My mother gave me a book from a source I never really established. A plain brown book with red lettering and a line drawing of the square root of two with a ladder attached to it. "The Math Book" it read, by Nancy Myers.
I am not sure that my mother really knew what she had given me.
I am not as strong in mathematics as some of my friends, but I do all right. And so, a sixth grader started reading this book. It turns out the Math Book was a book targeted at liberal arts students in college without much mathematical background. Mathematics without much, if any, equations, at the height of "New Math."
I devoured the book for years. The end of each chapter had references to other books which, over the next few years, I would find and read too: Gamow's One, Two, Three...Infinity and Kasner's Mathematics and the Imagination. I also got into Escher thanks to this book because of its use of Escher prints.
Finally, the book fell apart, and I retired it, and didn't think about the book for years. I mostly forgot the name of the author, too...
Cue 2006. On a whim, I got to thinking about the book again, and how I had liked it so much. I also was curious as to its contents, years later. I recalled only the book's name and its author and I set out to search for it.
If you type in "the math book" into amazon, or even google, you will find a lot of hits. I narrowed things down over a few weeks, trying various publishing years and the like. Finally I found, from an out of print seller on Amazon, a 1975 book called "The Math Book" by Nancy Myers published in 1975. That sounded right. However, without a picture, I wasn't sure if it was. On a whim, I decided to buy it.
When the book arrived and I opened the envelope, I was delighted to see the old brown book.

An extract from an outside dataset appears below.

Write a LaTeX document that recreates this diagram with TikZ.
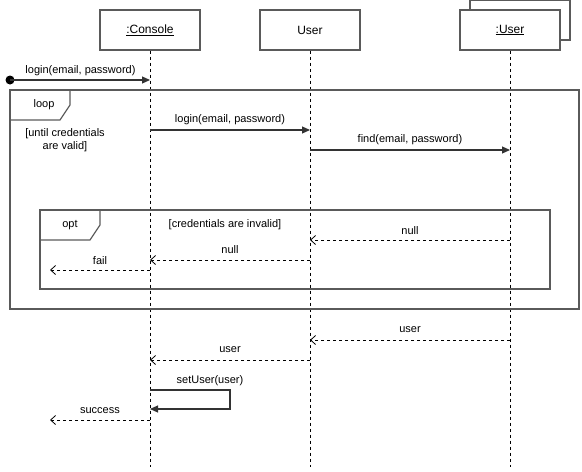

And now I can tell you the contents. It really is a textbook intended for liberal arts students without prior heavy background in math.It covers a variety of topics, with questions at the end, and interspersing the text with page-sized sidebars on mathematical figures and miscellany. These digressions range from discussing Pythagoras to the Arceibo Radio Telescope.
Each chapter starts with a cute line drawing. For example, chapter two, which is called "counting beyond the counting numbers" has two backpacked travelers on a road in the sky, looking nervously at the signpost ahead of them. The signpost reads "Aleph null miles to..."
Although the last chapter is outdated with its digressions into astronomy, which is far out of date, the rest of the book stands well.
The book's contents:
Chapter one: From Counting to Complex Numbers
--Ancient number systems, rational and irrational numbers, complex numbers
Chapter two: Counting Beyond the Complex Numbers
--Sets, infinity, transfinite numbers
Chapter three: Calculating with Statements
--Logic, two and multivalued
Chapter Four: Finite Arithmetics
--Modulo(clock) arithmetics, rings and fields
Chapter Five: Arithmetics Without Numbers
--Groups, rotations, tessellations
Chapter Six: Calculated Chances
--Probability
Chapter Seven: Finite Geometries
--Graphs and Networks
Chapter Eight: Geometries with a Twist
--Non Euclidean Geometries
If I remember correctly....
The Barrets Book Trader had not yet changed their policy on book trades. You could trade any genera for any other genera. (Ken Ficara and I Exploited it). Mom used to collect books from co-workers that I would trade in for F/SF Books. That book was in a box of books and instead of being traded in, was given to you.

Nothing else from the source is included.